_Set problem:_ Only the lines from the start of the data through the line containing "const MINOR_PER_MAJOR = 5;" should be written out, exactly as they are, with both ends included and the pictures left out.

_Available data:_
"""
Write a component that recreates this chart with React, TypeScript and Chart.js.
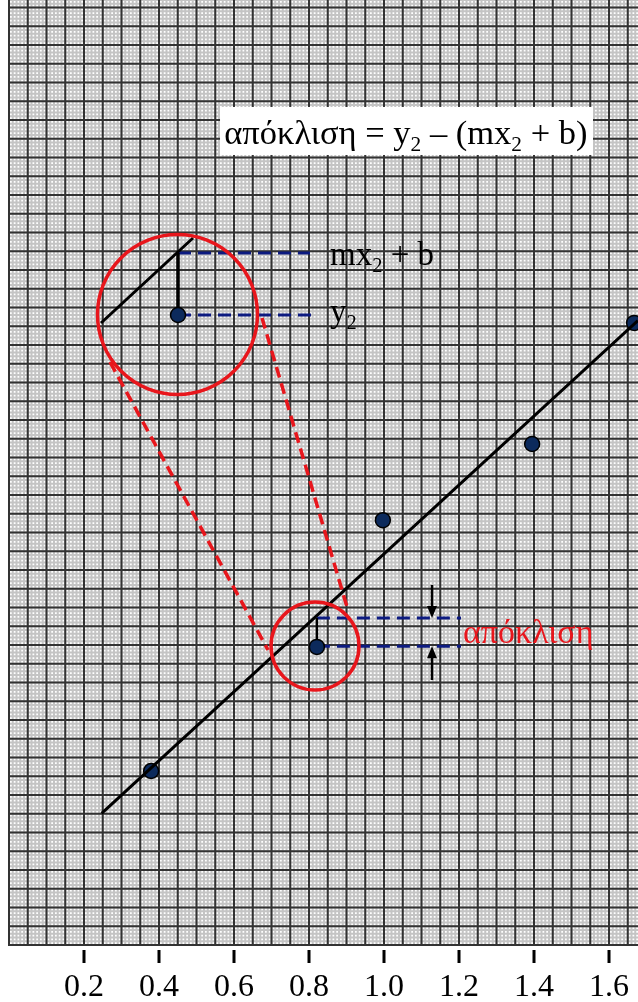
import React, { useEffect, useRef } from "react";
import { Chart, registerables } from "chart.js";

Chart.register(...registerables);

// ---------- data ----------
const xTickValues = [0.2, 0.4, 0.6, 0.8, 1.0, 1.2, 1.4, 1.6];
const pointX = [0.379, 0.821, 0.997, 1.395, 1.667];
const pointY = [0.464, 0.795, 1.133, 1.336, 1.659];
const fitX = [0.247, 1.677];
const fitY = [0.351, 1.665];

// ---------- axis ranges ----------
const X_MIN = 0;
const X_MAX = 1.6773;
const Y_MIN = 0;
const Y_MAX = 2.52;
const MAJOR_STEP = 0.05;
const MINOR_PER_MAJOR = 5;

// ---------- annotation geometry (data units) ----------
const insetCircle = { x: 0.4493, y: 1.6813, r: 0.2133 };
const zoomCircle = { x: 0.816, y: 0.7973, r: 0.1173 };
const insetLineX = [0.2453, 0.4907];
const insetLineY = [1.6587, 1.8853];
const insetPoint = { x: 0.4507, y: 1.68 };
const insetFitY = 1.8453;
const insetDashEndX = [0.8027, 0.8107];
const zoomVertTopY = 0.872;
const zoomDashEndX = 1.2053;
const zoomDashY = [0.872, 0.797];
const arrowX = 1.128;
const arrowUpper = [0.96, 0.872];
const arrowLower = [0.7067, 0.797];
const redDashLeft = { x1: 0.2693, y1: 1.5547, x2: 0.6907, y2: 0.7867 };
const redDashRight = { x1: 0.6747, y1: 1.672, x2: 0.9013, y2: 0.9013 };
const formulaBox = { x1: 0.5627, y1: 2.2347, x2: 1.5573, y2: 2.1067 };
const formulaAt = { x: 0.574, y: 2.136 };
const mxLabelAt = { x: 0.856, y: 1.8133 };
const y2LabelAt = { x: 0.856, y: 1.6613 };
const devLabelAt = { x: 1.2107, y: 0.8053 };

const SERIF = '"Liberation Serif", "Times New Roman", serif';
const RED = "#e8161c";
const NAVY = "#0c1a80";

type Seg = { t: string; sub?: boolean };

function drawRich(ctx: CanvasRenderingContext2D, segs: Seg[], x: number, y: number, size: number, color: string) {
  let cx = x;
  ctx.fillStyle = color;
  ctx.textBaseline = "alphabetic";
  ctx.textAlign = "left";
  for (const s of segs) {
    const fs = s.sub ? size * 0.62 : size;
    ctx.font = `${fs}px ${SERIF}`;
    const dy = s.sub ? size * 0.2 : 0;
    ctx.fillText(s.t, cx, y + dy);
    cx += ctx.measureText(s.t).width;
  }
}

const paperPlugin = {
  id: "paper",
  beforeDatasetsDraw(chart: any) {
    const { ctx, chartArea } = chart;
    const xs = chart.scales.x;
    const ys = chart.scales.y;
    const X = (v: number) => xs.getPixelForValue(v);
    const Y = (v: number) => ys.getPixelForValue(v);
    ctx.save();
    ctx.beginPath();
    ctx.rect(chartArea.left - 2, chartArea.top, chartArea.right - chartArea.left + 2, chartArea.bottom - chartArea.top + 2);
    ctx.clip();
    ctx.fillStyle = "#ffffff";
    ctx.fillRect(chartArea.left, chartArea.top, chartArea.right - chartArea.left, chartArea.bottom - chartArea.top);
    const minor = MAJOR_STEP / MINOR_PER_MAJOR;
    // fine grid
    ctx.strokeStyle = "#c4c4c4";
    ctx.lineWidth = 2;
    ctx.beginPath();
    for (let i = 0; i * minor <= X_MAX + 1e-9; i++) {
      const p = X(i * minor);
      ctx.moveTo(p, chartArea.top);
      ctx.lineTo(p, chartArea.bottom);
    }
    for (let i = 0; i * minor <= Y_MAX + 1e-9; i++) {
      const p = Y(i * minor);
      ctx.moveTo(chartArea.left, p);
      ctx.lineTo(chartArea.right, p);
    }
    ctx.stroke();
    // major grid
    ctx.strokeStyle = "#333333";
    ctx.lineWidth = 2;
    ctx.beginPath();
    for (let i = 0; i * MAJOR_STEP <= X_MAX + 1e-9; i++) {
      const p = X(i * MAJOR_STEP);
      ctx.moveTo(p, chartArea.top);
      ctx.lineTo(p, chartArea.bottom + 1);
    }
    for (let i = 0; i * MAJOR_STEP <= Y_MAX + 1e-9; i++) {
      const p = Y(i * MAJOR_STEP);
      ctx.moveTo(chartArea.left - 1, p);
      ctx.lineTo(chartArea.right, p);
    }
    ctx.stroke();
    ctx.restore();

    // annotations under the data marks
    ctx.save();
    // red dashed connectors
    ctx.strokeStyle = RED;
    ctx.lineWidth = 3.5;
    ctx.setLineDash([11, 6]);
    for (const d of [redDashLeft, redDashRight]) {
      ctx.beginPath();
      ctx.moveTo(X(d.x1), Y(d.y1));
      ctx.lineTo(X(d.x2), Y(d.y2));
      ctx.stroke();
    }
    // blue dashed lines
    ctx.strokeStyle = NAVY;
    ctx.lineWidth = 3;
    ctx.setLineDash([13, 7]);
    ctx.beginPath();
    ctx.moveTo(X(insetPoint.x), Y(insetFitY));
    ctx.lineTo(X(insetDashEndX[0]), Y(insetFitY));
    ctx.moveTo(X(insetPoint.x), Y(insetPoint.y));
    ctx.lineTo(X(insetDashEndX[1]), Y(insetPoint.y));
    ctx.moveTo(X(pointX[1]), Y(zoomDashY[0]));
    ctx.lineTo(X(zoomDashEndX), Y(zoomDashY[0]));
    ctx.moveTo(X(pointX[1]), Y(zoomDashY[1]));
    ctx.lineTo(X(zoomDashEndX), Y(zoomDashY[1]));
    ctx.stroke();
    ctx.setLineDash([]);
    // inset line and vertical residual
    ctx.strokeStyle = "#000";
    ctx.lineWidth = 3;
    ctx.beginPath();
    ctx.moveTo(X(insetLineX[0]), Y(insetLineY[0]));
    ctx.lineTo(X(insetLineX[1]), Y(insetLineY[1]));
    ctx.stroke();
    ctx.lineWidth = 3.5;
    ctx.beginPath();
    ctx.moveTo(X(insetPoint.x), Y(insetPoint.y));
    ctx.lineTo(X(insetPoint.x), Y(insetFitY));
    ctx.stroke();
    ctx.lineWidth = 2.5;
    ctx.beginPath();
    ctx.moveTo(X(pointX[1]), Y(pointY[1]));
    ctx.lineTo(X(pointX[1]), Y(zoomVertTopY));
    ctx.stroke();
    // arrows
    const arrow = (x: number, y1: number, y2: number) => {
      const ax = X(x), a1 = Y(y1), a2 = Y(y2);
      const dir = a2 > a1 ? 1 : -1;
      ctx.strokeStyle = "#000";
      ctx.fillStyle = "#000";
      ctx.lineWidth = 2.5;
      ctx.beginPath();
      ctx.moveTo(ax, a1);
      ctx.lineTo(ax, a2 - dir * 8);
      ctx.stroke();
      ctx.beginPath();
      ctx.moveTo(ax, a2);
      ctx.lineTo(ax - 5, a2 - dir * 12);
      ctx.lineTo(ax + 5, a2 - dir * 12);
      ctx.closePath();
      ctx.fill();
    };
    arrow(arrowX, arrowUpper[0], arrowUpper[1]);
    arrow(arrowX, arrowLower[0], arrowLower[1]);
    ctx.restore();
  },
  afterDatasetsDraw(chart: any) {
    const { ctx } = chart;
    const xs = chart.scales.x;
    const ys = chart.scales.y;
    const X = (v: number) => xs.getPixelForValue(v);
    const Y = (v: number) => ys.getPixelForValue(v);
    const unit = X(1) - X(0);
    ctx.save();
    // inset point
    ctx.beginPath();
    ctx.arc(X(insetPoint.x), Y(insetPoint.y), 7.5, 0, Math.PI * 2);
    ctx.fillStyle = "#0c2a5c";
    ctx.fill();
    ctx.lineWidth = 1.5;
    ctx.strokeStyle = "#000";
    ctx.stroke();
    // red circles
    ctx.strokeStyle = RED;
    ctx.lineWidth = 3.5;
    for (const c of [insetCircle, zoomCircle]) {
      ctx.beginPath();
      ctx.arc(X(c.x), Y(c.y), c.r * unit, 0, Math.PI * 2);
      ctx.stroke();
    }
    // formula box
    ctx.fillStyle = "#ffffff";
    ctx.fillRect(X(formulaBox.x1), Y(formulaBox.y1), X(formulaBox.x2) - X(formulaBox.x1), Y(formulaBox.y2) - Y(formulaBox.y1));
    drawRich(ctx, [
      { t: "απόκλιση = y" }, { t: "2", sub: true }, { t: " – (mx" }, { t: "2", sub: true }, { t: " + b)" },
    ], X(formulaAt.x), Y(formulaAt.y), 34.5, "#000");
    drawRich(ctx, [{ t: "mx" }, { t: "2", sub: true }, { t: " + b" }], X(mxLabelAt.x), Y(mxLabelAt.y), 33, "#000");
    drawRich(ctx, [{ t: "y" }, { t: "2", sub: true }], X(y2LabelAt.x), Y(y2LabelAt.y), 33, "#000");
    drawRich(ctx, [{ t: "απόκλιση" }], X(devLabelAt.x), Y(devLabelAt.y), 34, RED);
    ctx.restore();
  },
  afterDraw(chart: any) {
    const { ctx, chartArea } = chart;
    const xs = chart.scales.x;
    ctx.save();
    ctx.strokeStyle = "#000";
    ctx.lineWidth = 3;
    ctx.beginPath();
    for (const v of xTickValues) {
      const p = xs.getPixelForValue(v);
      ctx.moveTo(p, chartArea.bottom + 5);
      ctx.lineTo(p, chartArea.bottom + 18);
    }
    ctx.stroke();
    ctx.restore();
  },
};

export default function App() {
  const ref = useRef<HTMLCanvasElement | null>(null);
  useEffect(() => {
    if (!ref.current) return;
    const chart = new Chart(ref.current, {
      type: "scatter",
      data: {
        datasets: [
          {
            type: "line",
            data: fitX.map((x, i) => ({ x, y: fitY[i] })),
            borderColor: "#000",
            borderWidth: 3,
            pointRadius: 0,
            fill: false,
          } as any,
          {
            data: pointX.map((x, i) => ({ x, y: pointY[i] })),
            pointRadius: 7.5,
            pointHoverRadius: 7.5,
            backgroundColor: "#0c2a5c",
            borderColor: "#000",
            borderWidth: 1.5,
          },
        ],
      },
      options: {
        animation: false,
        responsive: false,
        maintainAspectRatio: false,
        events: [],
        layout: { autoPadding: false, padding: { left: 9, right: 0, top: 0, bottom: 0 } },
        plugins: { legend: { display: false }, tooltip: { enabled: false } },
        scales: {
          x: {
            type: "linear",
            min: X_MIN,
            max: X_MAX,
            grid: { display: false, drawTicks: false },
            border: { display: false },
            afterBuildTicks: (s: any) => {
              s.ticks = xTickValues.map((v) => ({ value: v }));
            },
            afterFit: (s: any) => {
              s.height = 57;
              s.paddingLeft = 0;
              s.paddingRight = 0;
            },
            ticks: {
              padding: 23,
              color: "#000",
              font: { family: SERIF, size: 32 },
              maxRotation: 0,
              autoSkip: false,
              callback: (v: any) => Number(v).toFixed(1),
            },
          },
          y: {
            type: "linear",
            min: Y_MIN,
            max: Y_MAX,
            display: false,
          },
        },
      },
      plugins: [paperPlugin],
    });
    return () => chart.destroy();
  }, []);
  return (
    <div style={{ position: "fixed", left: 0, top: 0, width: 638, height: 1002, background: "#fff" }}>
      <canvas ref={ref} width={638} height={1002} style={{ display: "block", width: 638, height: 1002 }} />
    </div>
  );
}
"""
_Solution:_
Write a component that recreates this chart with React, TypeScript and Chart.js.
import React, { useEffect, useRef } from "react";
import { Chart, registerables } from "chart.js";

Chart.register(...registerables);

// ---------- data ----------
const xTickValues = [0.2, 0.4, 0.6, 0.8, 1.0, 1.2, 1.4, 1.6];
const pointX = [0.379, 0.821, 0.997, 1.395, 1.667];
const pointY = [0.464, 0.795, 1.133, 1.336, 1.659];
const fitX = [0.247, 1.677];
const fitY = [0.351, 1.665];

// ---------- axis ranges ----------
const X_MIN = 0;
const X_MAX = 1.6773;
const Y_MIN = 0;
const Y_MAX = 2.52;
const MAJOR_STEP = 0.05;
const MINOR_PER_MAJOR = 5;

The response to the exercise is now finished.